Russian politicians have reacted in different ways to the Prosecutor office's announcement. Aleksandr Shokhin, leader of the pro-government Our Home party told journalists he had never received such royalties for books he has published, but added that, if offered, he would had found such an amount "natural." According to Shokhin, "the problem is not the publication of the book, nor the royalty fee, but rather the fact that this money was paid by other services, or so we are told."
First Deputy prime Minister Anatoly Chubais, who is considered the architect of Russia's privatization and had been Kokh's direct superior, said in remarks broadcast by all Russian national TV channels that Kokh is "a man of integrity."
According to Chubais, the investigation of Kokh's activities is based on "well-paid lies" spread by media holdings controlled by rivals, jealous of Uneximbank's success. Interfax news agency quoted Chubais as saying also that financiers had threatened to stage such attacks before the auctions, when he had informed them that the era of 'sweet-heart' deals was over, and "they now would have to invest all the money they had" in order to win the next privatization deals.
In an interview with the daily "Kommersant" published before the prosecutor's office announced the formal inquiry, Kokh denied any wrongdoing.
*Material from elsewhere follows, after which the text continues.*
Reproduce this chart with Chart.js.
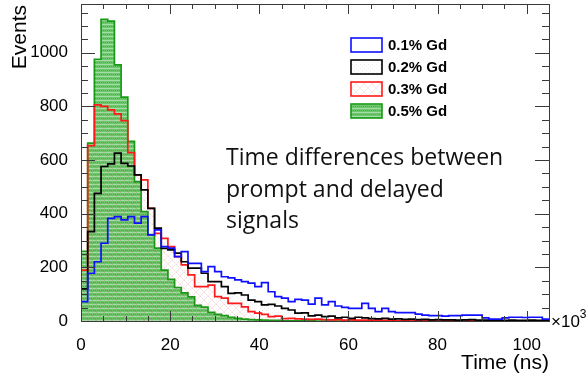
<!DOCTYPE html>
<html>
<head>
<meta charset="utf-8">
<script src="https://cdn.jsdelivr.net/npm/chart.js@4.4.1/dist/chart.umd.min.js"></script>
<style>
  html, body { margin: 0; padding: 0; background: #fff; }
  #wrap { width: 587px; height: 376px; }
</style>
</head>
<body>
<div id="wrap"><canvas id="chart" width="587" height="376"></canvas></div>
<script>
// Data: 70 bins of 1.5 from 0 to 105 (axis in x10^3 ns)
const binWidth = 1.5;
const xMax = 105;
const yMax = 1182;
const xTicks = [0, 20, 40, 60, 80, 100];
const yTicks = [0, 200, 400, 600, 800, 1000];
const seriesLabels = ['0.1% Gd', '0.2% Gd', '0.3% Gd', '0.5% Gd'];

const gd01 = [72, 178, 221, 290, 383, 389, 377, 389, 365, 389,
  321, 340, 277, 272, 240, 259, 215, 215, 184, 203,
  184, 165, 161, 153, 147, 141, 128, 143, 109, 91,
  85, 72, 81, 78, 63, 85, 60, 72, 56, 51,
  47, 47, 66, 47, 35, 47, 35, 31, 31, 31,
  26, 22, 20, 20, 18, 20, 20, 22, 22, 22,
  12, 7, 7, 12, 14, 14, 13, 14, 14, 7];

const gd02 = [120, 333, 476, 576, 586, 626, 588, 578, 545, 489,
  420, 346, 271, 265, 253, 221, 197, 197, 178, 147,
  147, 128, 103, 105, 97, 78, 72, 60, 62, 56,
  47, 41, 29, 30, 19, 22, 16, 18, 12, 14,
  10, 14, 12, 9, 8, 10, 7, 8, 6, 7,
  5, 6, 4, 5, 4, 4, 3, 4, 5, 3,
  3, 2, 3, 2, 3, 2, 2, 3, 2, 2];

const gd03 = [190, 654, 806, 800, 787, 772, 747, 628, 545, 526,
  420, 327, 308, 277, 240, 209, 172, 128, 128, 134,
  91, 85, 66, 66, 53, 35, 29, 25, 16, 18,
  9, 10, 8, 7, 6, 7, 5, 4, 5, 3,
  4, 3, 3, 2, 3, 2, 2, 1, 2, 1,
  1, 1, 2, 1, 1, 1, 1, 0, 1, 1,
  1, 0, 1, 0, 1, 1, 0, 1, 0, 0];

const gd05 = [260, 663, 976, 1125, 1118, 955, 835, 670, 520, 408,
  322, 272, 190, 155, 125, 105, 90, 58, 52, 32,
  25, 20, 14, 10, 7, 5, 4, 3, 2, 2,
  1, 1, 1, 1, 1, 0, 0, 0, 0, 0,
  0, 0, 0, 0, 0, 0, 0, 0, 0, 0,
  0, 0, 0, 0, 0, 0, 0, 0, 0, 0,
  0, 0, 0, 0, 0, 0, 0, 0, 0, 0];

const FONT = '"Liberation Sans", Arial, Helvetica, sans-serif';

// turn a list of bin contents into step points (left edge of each bin + closing edge)
function toSteps(vals) {
  const pts = vals.map((v, i) => ({ x: i * binWidth, y: v }));
  pts.push({ x: vals.length * binWidth, y: vals[vals.length - 1] });
  return pts;
}

function makePattern(w, h, draw) {
  const c = document.createElement('canvas');
  c.width = w; c.height = h;
  const g = c.getContext('2d');
  draw(g);
  return g.createPattern(c, 'repeat');
}

// fill styles, roughly like the ROOT fill patterns
const greenFill = makePattern(4, 4, g => {
  g.fillStyle = '#6cc66c'; g.fillRect(0, 0, 4, 4);
  g.fillStyle = 'rgba(255,255,255,0.4)'; g.fillRect(0, 0, 4, 1);
  g.fillStyle = '#4fae4f'; g.fillRect(1, 2, 1, 1); g.fillRect(3, 2, 1, 1);
});
const redFill = makePattern(8, 8, g => {
  g.strokeStyle = 'rgba(255,60,60,0.12)'; g.lineWidth = 1;
  g.beginPath(); g.moveTo(0, 8); g.lineTo(8, 0); g.moveTo(0, 0); g.lineTo(8, 8); g.stroke();
});
const blackFill = makePattern(4, 4, g => {
  g.fillStyle = 'rgba(0,0,0,0.06)'; g.fillRect(0, 0, 1, 1); g.fillRect(2, 2, 1, 1);
});

const seriesStyles = [
  { color: '#1010ff', fill: false },
  { color: '#000000', fill: blackFill },
  { color: '#ff1a1a', fill: redFill },
  { color: '#179b17', fill: greenFill }
];
const seriesData = [gd01, gd02, gd03, gd05];

// frame, inward ticks, titles, legend and note
const decorations = {
  id: 'decorations',
  afterDraw(chart) {
    const ctx = chart.ctx;
    const a = chart.chartArea;
    const xs = chart.scales.x, ys = chart.scales.y;
    ctx.save();
    ctx.strokeStyle = '#3a3a3a';
    ctx.lineWidth = 1;
    ctx.beginPath();
    for (let v = 0; v <= xMax + 1e-9; v += 5) {
      const px = Math.round(xs.getPixelForValue(v)) + 0.5;
      const len = v % 20 === 0 ? 10 : 5;
      ctx.moveTo(px, a.bottom); ctx.lineTo(px, a.bottom - len);
      ctx.moveTo(px, a.top); ctx.lineTo(px, a.top + len);
    }
    for (let v = 0; v <= yMax; v += 50) {
      const py = Math.round(ys.getPixelForValue(v)) + 0.5;
      const len = v % 200 === 0 ? 14 : 7;
      ctx.moveTo(a.left, py); ctx.lineTo(a.left + len, py);
      ctx.moveTo(a.right, py); ctx.lineTo(a.right - len, py);
    }
    ctx.stroke();
    ctx.strokeRect(Math.round(a.left) + 0.5, Math.round(a.top) + 0.5,
      Math.round(a.right - a.left), Math.round(a.bottom - a.top));

    // axis titles
    ctx.fillStyle = '#000';
    ctx.font = '21px ' + FONT;
    ctx.textBaseline = 'alphabetic';
    ctx.textAlign = 'right';
    ctx.fillText('Time (ns)', a.right, 369);
    ctx.save();
    ctx.translate(26, a.top + 1);
    ctx.rotate(-Math.PI / 2);
    ctx.fillText('Events', 0, 0);
    ctx.restore();

    // x10^3 exponent label
    ctx.textAlign = 'left';
    ctx.font = '17px ' + FONT;
    ctx.fillText('\u00d710', a.right + 2, a.bottom + 6);
    const w10 = ctx.measureText('\u00d710').width;
    ctx.font = '12px ' + FONT;
    ctx.fillText('3', a.right + 2 + w10, a.bottom - 3);

    // legend
    ctx.font = 'bold 15px ' + FONT;
    ctx.textBaseline = 'middle';
    seriesLabels.forEach((lab, i) => {
      const cy = 45 + i * 22;
      const st = seriesStyles[i];
      ctx.fillStyle = st.fill || '#fff';
      ctx.fillRect(351, cy - 7, 31, 14);
      ctx.strokeStyle = st.color;
      ctx.lineWidth = 1.6;
      ctx.strokeRect(351, cy - 7, 31, 14);
      ctx.fillStyle = '#000';
      ctx.fillText(lab, 388, cy + 1);
    });

    // note
    ctx.font = '23px "Open Sans", sans-serif';
    ctx.fillStyle = '#111';
    ctx.fillText('Time differences between', 226, 158);
    ctx.fillText('prompt and delayed', 226, 190);
    ctx.fillText('signals', 226, 221);
    ctx.restore();
  }
};

new Chart(document.getElementById('chart'), {
  type: 'line',
  data: {
    datasets: seriesLabels.map((lab, i) => ({
      label: lab,
      data: toSteps(seriesData[i]),
      stepped: 'before',
      borderColor: seriesStyles[i].color,
      borderWidth: 1.7,
      backgroundColor: seriesStyles[i].fill || 'rgba(0,0,0,0)',
      fill: seriesStyles[i].fill ? 'origin' : false,
      pointRadius: 0,
      tension: 0
    }))
  },
  options: {
    responsive: false,
    animation: false,
    devicePixelRatio: 1,
    layout: { padding: { top: 4, right: 38, left: 0, bottom: 0 } },
    plugins: { legend: { display: false }, tooltip: { enabled: false } },
    scales: {
      x: {
        type: 'linear', min: 0, max: xMax,
        grid: { display: false }, border: { display: false },
        ticks: { padding: 6, maxRotation: 0, autoSkip: false,
          color: '#000', font: { family: FONT, size: 17 },
          callback: v => String(v) },
        afterBuildTicks: s => { s.ticks = xTicks.map(v => ({ value: v })); },
        afterFit: s => { s.height = 55; s.paddingLeft = 0; s.paddingRight = 0; }
      },
      y: {
        min: 0, max: yMax,
        grid: { display: false }, border: { display: false },
        ticks: { padding: 5, autoSkip: false,
          color: '#000', font: { family: FONT, size: 17 },
          callback: v => String(v) },
        afterBuildTicks: s => { s.ticks = yTicks.map(v => ({ value: v })); },
        afterFit: s => { s.width = 81; s.paddingTop = 0; s.paddingBottom = 0; }
      }
    }
  },
  plugins: [decorations]
});
</script>
</body>
</html>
He said that he did not know that Servina's Pasqual was connected with Uneksimbank when the executive offered to publish his book. Kokh said the book will be published this year, after he has written a final chapter, requested by Servina, on the most recent privatization sales. In the interview, Kokh also confirmed he has close personal ties with Uneksimbank president, Potanin. He admitted taking his family on a vacation in France recently with Potanin and his family, but argued that there is "nothing shameful" in that.
Kokh also said he had not been surprised by the attacks of Potanin's business rivals, but concluded that he would "not play that game" and did "not want to defeat anyone."
But following the prosecutor's announcement, which comed as Yeltsin has pledged to crack down on "criminals in power," Kokh, willing or not, may soon be forced to produce convincing evidence of his innocence.